→ PROBLEM TO WORK ON
List each line of the data that holds the string "this", please.

Extracted records:

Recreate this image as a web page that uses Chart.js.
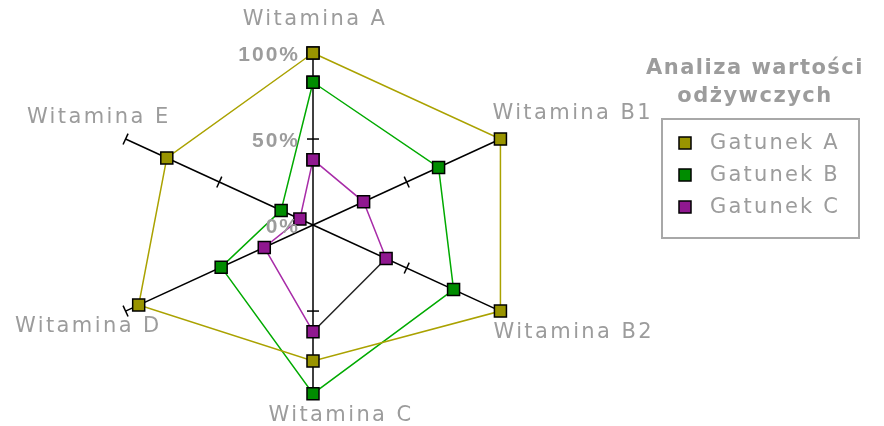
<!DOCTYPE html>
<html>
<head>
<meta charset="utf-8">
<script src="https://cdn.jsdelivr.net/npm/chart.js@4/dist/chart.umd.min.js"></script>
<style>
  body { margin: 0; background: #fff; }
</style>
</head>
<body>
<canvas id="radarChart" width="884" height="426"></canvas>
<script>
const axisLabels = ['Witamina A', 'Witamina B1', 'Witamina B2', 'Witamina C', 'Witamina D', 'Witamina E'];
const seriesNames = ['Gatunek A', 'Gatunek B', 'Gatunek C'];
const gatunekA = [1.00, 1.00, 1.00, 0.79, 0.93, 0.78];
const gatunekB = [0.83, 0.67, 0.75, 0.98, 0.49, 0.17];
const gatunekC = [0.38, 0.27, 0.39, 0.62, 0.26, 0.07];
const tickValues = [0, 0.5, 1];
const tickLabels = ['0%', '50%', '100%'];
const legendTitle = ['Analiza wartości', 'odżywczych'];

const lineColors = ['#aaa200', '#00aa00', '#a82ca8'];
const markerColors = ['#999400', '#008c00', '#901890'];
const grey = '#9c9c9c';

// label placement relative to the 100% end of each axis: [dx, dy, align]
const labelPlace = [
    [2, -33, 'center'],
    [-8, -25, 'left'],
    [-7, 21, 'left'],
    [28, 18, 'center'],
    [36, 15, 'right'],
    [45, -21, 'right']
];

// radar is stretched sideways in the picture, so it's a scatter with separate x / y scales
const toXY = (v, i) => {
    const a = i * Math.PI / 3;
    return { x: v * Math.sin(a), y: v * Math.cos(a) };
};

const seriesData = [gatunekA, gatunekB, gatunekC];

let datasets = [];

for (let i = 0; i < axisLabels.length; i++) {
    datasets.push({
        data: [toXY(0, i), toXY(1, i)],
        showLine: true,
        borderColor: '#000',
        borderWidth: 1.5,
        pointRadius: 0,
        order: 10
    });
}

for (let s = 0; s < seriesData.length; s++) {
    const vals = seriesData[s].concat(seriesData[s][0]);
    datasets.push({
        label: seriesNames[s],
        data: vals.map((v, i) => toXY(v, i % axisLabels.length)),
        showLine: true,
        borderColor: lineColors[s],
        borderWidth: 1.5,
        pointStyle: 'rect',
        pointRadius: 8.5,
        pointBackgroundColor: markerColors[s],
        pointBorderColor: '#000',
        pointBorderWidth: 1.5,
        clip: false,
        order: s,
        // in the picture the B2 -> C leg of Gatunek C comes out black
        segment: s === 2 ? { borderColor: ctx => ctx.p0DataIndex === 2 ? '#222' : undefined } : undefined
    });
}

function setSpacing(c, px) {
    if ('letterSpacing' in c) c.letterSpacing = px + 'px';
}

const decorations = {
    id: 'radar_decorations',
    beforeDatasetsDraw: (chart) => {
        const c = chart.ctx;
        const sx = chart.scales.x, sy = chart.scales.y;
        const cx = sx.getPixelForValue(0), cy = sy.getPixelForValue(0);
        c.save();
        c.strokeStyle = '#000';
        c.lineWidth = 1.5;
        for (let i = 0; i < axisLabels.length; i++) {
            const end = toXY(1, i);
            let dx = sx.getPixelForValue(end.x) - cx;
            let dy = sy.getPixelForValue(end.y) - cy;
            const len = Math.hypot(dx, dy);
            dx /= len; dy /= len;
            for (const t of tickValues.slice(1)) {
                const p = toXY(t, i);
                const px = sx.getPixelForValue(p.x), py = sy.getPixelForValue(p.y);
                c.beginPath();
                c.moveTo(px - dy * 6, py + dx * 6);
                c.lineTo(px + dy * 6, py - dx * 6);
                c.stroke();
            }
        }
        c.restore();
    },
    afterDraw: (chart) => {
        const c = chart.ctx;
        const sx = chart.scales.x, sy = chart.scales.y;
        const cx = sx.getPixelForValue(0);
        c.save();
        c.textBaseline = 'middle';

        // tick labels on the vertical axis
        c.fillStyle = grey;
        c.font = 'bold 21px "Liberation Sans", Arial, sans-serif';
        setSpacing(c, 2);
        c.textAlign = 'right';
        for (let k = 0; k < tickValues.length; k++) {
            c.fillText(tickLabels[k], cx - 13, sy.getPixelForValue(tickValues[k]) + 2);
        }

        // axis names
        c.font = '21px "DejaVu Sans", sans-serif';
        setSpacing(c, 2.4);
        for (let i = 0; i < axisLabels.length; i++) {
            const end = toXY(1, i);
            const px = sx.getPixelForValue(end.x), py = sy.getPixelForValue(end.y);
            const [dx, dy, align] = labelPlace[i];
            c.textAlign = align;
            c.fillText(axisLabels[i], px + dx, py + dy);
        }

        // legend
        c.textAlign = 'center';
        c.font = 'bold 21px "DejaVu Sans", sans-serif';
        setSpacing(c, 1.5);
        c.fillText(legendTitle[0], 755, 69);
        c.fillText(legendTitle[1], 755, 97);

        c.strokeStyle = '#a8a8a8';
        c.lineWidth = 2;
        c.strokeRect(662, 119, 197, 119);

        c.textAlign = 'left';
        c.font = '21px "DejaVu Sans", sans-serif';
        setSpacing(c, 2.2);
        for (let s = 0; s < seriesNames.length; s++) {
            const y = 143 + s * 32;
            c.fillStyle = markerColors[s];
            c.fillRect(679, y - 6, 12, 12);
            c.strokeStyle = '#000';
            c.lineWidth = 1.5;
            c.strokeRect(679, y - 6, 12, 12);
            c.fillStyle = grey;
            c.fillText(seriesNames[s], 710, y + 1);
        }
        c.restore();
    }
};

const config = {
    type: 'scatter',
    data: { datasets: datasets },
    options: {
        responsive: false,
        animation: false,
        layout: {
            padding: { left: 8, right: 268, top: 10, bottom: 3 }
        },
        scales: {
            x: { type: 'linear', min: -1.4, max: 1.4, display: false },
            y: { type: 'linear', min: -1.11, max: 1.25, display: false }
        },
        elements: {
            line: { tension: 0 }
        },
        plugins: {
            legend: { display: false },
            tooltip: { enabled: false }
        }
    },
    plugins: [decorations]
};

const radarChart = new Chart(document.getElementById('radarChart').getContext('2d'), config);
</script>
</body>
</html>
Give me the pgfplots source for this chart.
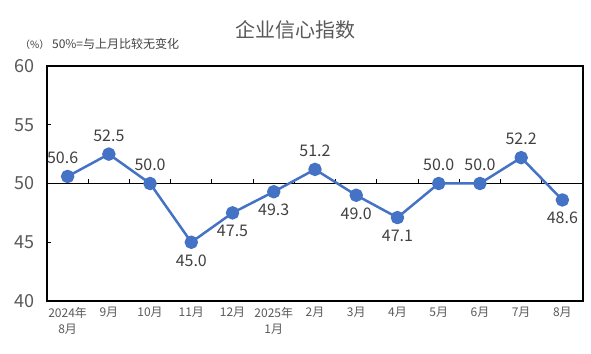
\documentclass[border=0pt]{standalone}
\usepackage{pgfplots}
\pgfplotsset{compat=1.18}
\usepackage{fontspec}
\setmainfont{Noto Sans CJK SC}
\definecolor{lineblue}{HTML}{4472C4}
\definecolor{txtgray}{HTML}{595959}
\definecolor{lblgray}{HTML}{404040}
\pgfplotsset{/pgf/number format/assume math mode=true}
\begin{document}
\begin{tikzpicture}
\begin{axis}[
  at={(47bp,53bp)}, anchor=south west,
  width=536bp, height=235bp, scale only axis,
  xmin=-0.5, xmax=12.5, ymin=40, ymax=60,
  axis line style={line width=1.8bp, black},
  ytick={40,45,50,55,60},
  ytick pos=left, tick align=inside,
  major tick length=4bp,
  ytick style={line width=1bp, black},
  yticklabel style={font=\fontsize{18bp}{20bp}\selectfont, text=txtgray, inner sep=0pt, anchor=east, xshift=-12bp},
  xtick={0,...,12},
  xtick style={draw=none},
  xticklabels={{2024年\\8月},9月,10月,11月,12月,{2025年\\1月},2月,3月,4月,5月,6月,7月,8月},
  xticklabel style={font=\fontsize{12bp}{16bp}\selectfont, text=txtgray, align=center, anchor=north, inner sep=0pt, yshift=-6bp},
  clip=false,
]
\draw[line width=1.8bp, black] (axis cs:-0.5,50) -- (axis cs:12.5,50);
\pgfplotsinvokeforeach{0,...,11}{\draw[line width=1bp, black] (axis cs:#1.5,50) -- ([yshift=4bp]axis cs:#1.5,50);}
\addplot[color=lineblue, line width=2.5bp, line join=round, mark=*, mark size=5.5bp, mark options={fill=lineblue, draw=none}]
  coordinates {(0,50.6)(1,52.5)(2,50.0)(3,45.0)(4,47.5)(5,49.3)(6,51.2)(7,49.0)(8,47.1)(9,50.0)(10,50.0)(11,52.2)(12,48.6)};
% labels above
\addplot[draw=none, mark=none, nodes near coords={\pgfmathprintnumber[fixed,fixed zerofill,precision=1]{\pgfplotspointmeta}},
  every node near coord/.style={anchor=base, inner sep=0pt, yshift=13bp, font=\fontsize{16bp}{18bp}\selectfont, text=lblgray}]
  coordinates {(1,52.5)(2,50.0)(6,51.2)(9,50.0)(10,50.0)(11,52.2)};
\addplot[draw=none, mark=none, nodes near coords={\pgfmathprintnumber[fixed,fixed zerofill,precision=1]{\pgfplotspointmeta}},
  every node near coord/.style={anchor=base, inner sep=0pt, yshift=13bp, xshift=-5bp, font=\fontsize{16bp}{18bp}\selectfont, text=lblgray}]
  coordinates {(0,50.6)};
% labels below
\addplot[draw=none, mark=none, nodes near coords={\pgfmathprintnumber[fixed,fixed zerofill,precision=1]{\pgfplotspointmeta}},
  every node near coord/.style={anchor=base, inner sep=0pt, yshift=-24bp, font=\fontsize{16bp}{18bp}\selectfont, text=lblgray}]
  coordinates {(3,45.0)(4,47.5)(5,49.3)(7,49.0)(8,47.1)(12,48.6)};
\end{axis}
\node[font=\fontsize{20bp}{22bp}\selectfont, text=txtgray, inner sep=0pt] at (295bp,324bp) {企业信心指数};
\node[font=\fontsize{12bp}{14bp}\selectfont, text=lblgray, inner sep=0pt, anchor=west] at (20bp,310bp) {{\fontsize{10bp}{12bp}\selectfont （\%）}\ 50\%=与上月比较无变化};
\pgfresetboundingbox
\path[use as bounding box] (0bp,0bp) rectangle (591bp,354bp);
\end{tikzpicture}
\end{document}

→ CORRECT OUTPUT
Recreate this image as a web page that uses Chart.js.
Give me the pgfplots source for this chart.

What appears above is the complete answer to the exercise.